Wednesday, 3 August 2016

PNG 14 Death in PNG - "Clos to yumi go pinis"

I love tokpisin. It uses English so inventivly to describe things in surprising ways.

I am a very thin man. My new friends, with some encouragement from Gabrielle took to describing me as "bon nuting' - nothing but bones, and referring to our advancing age as 'clos to yumi go pinis" - "soon we'll all die/all be finished."

Gabrielle and I are on our independent pilgrimages, hers to the Hagen of the 1970s and me to the New Ireland  of the 1880s. For each of us the journey feels as if it has some urgency.

We talked about why we  were doing this at this time of our lives. In our 60s. The second half of our 60s in fact!

Maybe, we thought, it was the last chance  we might have to visit such challenging places, such challenging and fascinating (mesmerising) aspects of our histories; maybe we were at the age when we begin to reflect on our lives and what they've meant and maybe history and family had come into a sharper focus; maybe we had realised that time was passing and there are some things that can't be put off; maybe it was a recognition that we were each at a point of transition - that time when you take stock and understand that you are entering a new phase.

We talked about that last one a bit and both had stories of critical moments in our recent lives when we became acutely aware that we were now definitely entering our third age, the final of the three ages of man. In Egyptian mythology the riddle which was posed went: " What animal walks first on four legs, then on two and finally on three legs?" Neither of us uses a walking stick just yet, so perhaps we are not quite ready for this three legged stage. In Shakespearean terms perhaps we are in our fifth of seven stages.

For each of us it had taken an incident or an experience beyond the everyday to provoke the realisation that this time was upon us. For me it had been a trip to Sicily, where in travelling with a younger travel companion I was confronted with the truth  that I would never again be the young man I imagined I still was.
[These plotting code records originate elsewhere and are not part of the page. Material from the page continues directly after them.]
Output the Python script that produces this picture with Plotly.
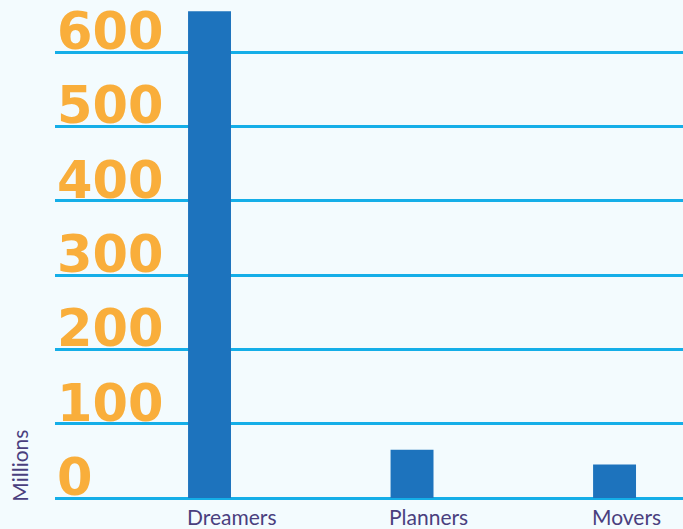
import plotly.graph_objects as go

categories = ["Dreamers", "Planners", "Movers"]
values = [655, 65, 45]
tick_vals = [0, 100, 200, 300, 400, 500, 600]
tick_text = ["0", "100", "200", "300", "400", "500", "600"]

fig = go.Figure()
fig.add_trace(go.Bar(
    x=categories, y=values, width=0.212,
    marker=dict(color="#1d73bd", line=dict(width=0)),
))

annotations = []
for v, t in zip(tick_vals, tick_text):
    annotations.append(dict(
        text=t, xref="paper", yref="y", x=0, y=v, xanchor="left", yanchor="bottom",
        xshift=0, yshift=-11, showarrow=False,
        font=dict(family="DejaVu Sans", size=51, color="#f9ae3b", weight="bold"),
    ))
for c in categories:
    annotations.append(dict(
        text=c, xref="x", yref="paper", x=c, y=0, xanchor="left", yanchor="top",
        xshift=-25, yshift=-4, showarrow=False,
        font=dict(family="Lato", size=21, color="#4a3f7e"),
    ))
annotations.append(dict(
    text="Millions", textangle=-90, xref="paper", yref="paper",
    x=-0.0557, y=0.065, xanchor="center", yanchor="middle", showarrow=False,
    font=dict(family="Lato", size=21, color="#4a3f7e"),
))

fig.update_layout(
    width=683, height=529,
    margin=dict(l=55, r=0, t=0, b=31),
    paper_bgcolor="#f3fbfe", plot_bgcolor="#f3fbfe",
    showlegend=False,
    xaxis=dict(
        range=[-0.763, 2.338], showgrid=False, zeroline=False, showline=False,
        ticks="", showticklabels=False,
    ),
    yaxis=dict(
        range=[0, 670], tickvals=tick_vals,
        showgrid=True, gridcolor="#14aee8", gridwidth=2.5,
        zeroline=True, zerolinecolor="#14aee8", zerolinewidth=2.5,
        showline=False, ticks="", showticklabels=False,
    ),
    annotations=annotations,
)

fig.write_html("out.html")
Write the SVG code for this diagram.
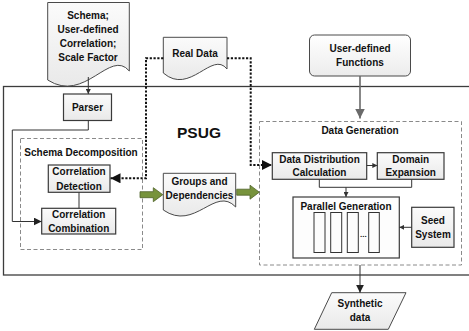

For Gabrielle .... well that's not for me to tell.

And where did this conversation come from? Travelling in company with a person you trust but is not your life partner can loosen the tongue and lubricate the ruminations one has about life. It was a safe time for introspection with neither of us inclined to make any assumptions about the other. We were good listeners and the highlands of PNG was far from our standard routines.

We had spent some small amount of time with the wife of our Magic Mountain host, Pym, and after relating to her our separate stories including our ages (though these were easy to fathom from the context of the stories), she made a comment which surprised me. She described us both as being "Clos to yumi go pinis," (close to the end/approaching our last days/death). Though she had included herself (even though she was much younger than either of us) I thought her commentp was a bit close to the bone, a bit presumptuous, blunt. Even misinformed. Or perhaps this stranger in a land and culture largely foreign to our own simply was saying what she saw. Maybe she spoke the truth (of course life expectency in PNG is much lower than in Australia and this may have influenced her perception of us).

Nevertheless it hit a note which Gabrielle and I found difficult to ignore. We both agreed that getting old was inevitable but we were not quite ready to accept "Clos to yumi go pinis." That we were getting older we agreed was true, but not yet ready to die. 'How do you say that in tokpisin?' I asked Gabrielle.

'Longpela taim yet, mipela," I clumsily repeated Gabrielle's phrase. Pym laughed, though not in a way that gave me confidence he really believed it.

We came back to this conversation again and again over that week as we wound down each night. Our experience in Mt Hagen and in New Britain was an adventure neither of us had really expected to be having but we'd done it without incident, without trauma and with energy and the wisdom of years of travel. We both felt excited by our time in PNG and satisfied in having made this choice which had carried an element of risk when we were contemplating the trip. Now we felt emboldened; confident that these adventures were not beyond us and that perhaps the third age had the potential to be every bit as exciting and fresh as the first and second ages when we were learning about life through a constant diet of new experiences.

I came home with a spring in my step and keen to plan the next adventure.